The Dawn of the Egyptian Novel
- Author: Yahya Haqqi
- Language: Arabic
- Publication date: 1960, 1975

= The Dawn of the Egyptian Novel =

Book by Yahya Haqqi

The Dawn of the Egyptian novel is a book written by the Egyptian novelist and writer Yahya Haqqi (17 January 1905 – 9 December 1992).

== Content ==

In the book “The Dawn of the Egyptian novel”, Yahya Haqqi chronicles modern Egyptian anecdotal art, writing about the novel "Zainab" by Mohammed Hussein Heikal and writes about Muhammad Taimur, Mahmud Tahir Lashin, Issa Obeid and Tawfiq al-Hakim.

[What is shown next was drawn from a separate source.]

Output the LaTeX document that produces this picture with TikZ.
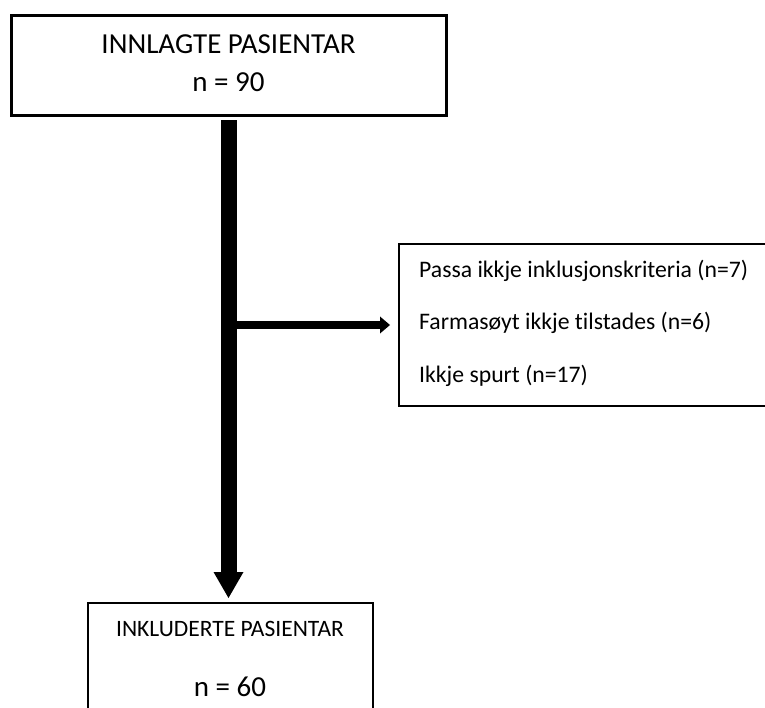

He also discusses Mahmud Tahir Haqqi’s novel "The Virgin of Dunshawayh" (original title:ʿḏrāʾ dnšwy) as well as "The Pen Paintings" as a tribute to the art of the short story, and among those who wrote "Pen paintings".
There is not yet an English translation of this book (although many studies and articles refer to it), but in 2023 it was translated into Italian by Caterina Pinto for Istituto per l'Oriente Carlo Alfonso Nallino (Ipocan).